### Task requirements
Repeat the listing exactly as given, omitting every image.

### Source material
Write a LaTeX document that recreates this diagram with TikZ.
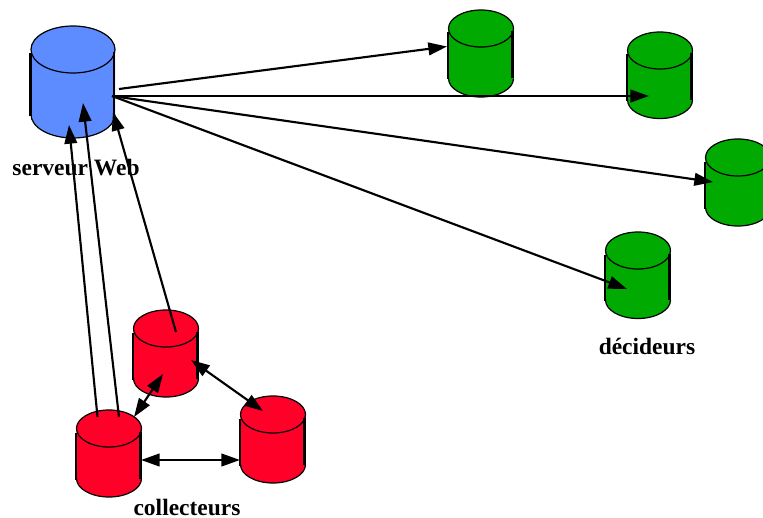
\documentclass[tikz,border=0pt]{standalone}
\usepackage{fontspec}
\setmainfont{Liberation Serif}
\usetikzlibrary{arrows.meta}
\definecolor{webblue}{RGB}{92,140,255}
\definecolor{dbgreen}{RGB}{0,170,0}
\definecolor{dbred}{RGB}{255,0,40}
\tikzset{
  x=0.75pt,y=-0.75pt,
  link/.style={line width=1.6pt,-{Triangle[length=14pt,width=9.5pt]}},
  dlink/.style={line width=1.6pt,{Triangle[length=14pt,width=9.5pt]}-{Triangle[length=14pt,width=9.5pt]}},
  caption/.style={font=\bfseries\fontsize{17.6pt}{18pt}\selectfont,anchor=base,inner sep=0pt},
  pics/cyl/.style n args={4}{code={
    % #1 fill, #2 half width, #3 half height of the ellipse, #4 height of the body
    \fill[#1] (-#2,0) arc[start angle=180,end angle=360,x radius=#2,y radius=#3]
       -- (#2,#4) arc[start angle=0,end angle=180,x radius=#2,y radius=#3] -- cycle;
    \draw[line width=0.9pt] (-#2,#4) arc[start angle=180,end angle=0,x radius=#2,y radius=#3];
    \draw[line width=0.9pt] (0,0) ellipse[x radius=#2,y radius=#3];
    \draw[line width=1.8pt] (-#2-0.5,4) -- (-#2-0.5,#4+1);
    \draw[line width=1.8pt] (#2-1,3) -- (#2-1,#4);
  }}
}
\begin{document}
\begin{tikzpicture}
\clip (0,0) rectangle (763,517);
\fill[white] (0,0) rectangle (763,517);
% cylinders
\pic at (73,49.5) {cyl={webblue}{42}{23.5}{65}};
\pic at (481,28.5) {cyl={dbgreen}{32.5}{18.5}{50}};
\pic at (660,50.5) {cyl={dbgreen}{32.5}{18.5}{49.5}};
\pic at (738,157.5) {cyl={dbgreen}{32.5}{18.5}{50}};
\pic at (638,250.5) {cyl={dbgreen}{32.5}{18.5}{49.5}};
\pic at (166,328.5) {cyl={dbred}{32.5}{18.5}{50}};
\pic at (273,414.5) {cyl={dbred}{32.5}{18.5}{50}};
\pic at (109,428.5) {cyl={dbred}{32.5}{18.5}{50}};
% connector ends
\coordinate (sOut1) at (119,89);
\coordinate (sOut) at (112,96);
\coordinate (d1) at (447,46.5);
\coordinate (d2) at (649,96);
\coordinate (d3) at (713,182);
\coordinate (d4) at (627,289);
\coordinate (sIn1) at (69,125);
\coordinate (sIn2) at (83,103);
\coordinate (sIn3) at (113,112);
\coordinate (cA1) at (97.5,417);
\coordinate (cA2) at (119,417);
\coordinate (cB) at (176,332);
\coordinate (cA3) at (134,417);
\coordinate (cB1) at (163,374);
\coordinate (cB2) at (191,360);
\coordinate (cC1) at (263,411);
\coordinate (cA4) at (141,460);
\coordinate (cC2) at (240,460);
% connectors
\draw[link] (sOut1) -- (d1);
\draw[link] (sOut) -- (d2);
\draw[link] (sOut) -- (d3);
\draw[link] (sOut) -- (d4);
\draw[link] (cA1) -- (sIn1);
\draw[link] (cA2) -- (sIn2);
\draw[link] (cB) -- (sIn3);
\draw[dlink] (cA3) -- (cB1);
\draw[dlink] (cB2) -- (cC1);
\draw[dlink] (cA4) -- (cC2);
% captions
\node[caption] (web) at (76,175) {serveur Web};
\node[caption] (dec) at (647,354) {décideurs};
\node[caption] (col) at (187,515.5) {collecteurs};
\end{tikzpicture}
\end{document}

### Solution to this exercise
Write a LaTeX document that recreates this diagram with TikZ.
\documentclass[tikz,border=0pt]{standalone}
\usepackage{fontspec}
\setmainfont{Liberation Serif}
\usetikzlibrary{arrows.meta}
\definecolor{webblue}{RGB}{92,140,255}
\definecolor{dbgreen}{RGB}{0,170,0}
\definecolor{dbred}{RGB}{255,0,40}
\tikzset{
  x=0.75pt,y=-0.75pt,
  link/.style={line width=1.6pt,-{Triangle[length=14pt,width=9.5pt]}},
  dlink/.style={line width=1.6pt,{Triangle[length=14pt,width=9.5pt]}-{Triangle[length=14pt,width=9.5pt]}},
  caption/.style={font=\bfseries\fontsize{17.6pt}{18pt}\selectfont,anchor=base,inner sep=0pt},
  pics/cyl/.style n args={4}{code={
    % #1 fill, #2 half width, #3 half height of the ellipse, #4 height of the body
    \fill[#1] (-#2,0) arc[start angle=180,end angle=360,x radius=#2,y radius=#3]
       -- (#2,#4) arc[start angle=0,end angle=180,x radius=#2,y radius=#3] -- cycle;
    \draw[line width=0.9pt] (-#2,#4) arc[start angle=180,end angle=0,x radius=#2,y radius=#3];
    \draw[line width=0.9pt] (0,0) ellipse[x radius=#2,y radius=#3];
    \draw[line width=1.8pt] (-#2-0.5,4) -- (-#2-0.5,#4+1);
    \draw[line width=1.8pt] (#2-1,3) -- (#2-1,#4);
  }}
}
\begin{document}
\begin{tikzpicture}
\clip (0,0) rectangle (763,517);
\fill[white] (0,0) rectangle (763,517);
% cylinders
\pic at (73,49.5) {cyl={webblue}{42}{23.5}{65}};
\pic at (481,28.5) {cyl={dbgreen}{32.5}{18.5}{50}};
\pic at (660,50.5) {cyl={dbgreen}{32.5}{18.5}{49.5}};
\pic at (738,157.5) {cyl={dbgreen}{32.5}{18.5}{50}};
\pic at (638,250.5) {cyl={dbgreen}{32.5}{18.5}{49.5}};
\pic at (166,328.5) {cyl={dbred}{32.5}{18.5}{50}};
\pic at (273,414.5) {cyl={dbred}{32.5}{18.5}{50}};
\pic at (109,428.5) {cyl={dbred}{32.5}{18.5}{50}};
% connector ends
\coordinate (sOut1) at (119,89);
\coordinate (sOut) at (112,96);
\coordinate (d1) at (447,46.5);
\coordinate (d2) at (649,96);
\coordinate (d3) at (713,182);
\coordinate (d4) at (627,289);
\coordinate (sIn1) at (69,125);
\coordinate (sIn2) at (83,103);
\coordinate (sIn3) at (113,112);
\coordinate (cA1) at (97.5,417);
\coordinate (cA2) at (119,417);
\coordinate (cB) at (176,332);
\coordinate (cA3) at (134,417);
\coordinate (cB1) at (163,374);
\coordinate (cB2) at (191,360);
\coordinate (cC1) at (263,411);
\coordinate (cA4) at (141,460);
\coordinate (cC2) at (240,460);
% connectors
\draw[link] (sOut1) -- (d1);
\draw[link] (sOut) -- (d2);
\draw[link] (sOut) -- (d3);
\draw[link] (sOut) -- (d4);
\draw[link] (cA1) -- (sIn1);
\draw[link] (cA2) -- (sIn2);
\draw[link] (cB) -- (sIn3);
\draw[dlink] (cA3) -- (cB1);
\draw[dlink] (cB2) -- (cC1);
\draw[dlink] (cA4) -- (cC2);
% captions
\node[caption] (web) at (76,175) {serveur Web};
\node[caption] (dec) at (647,354) {décideurs};
\node[caption] (col) at (187,515.5) {collecteurs};
\end{tikzpicture}
\end{document}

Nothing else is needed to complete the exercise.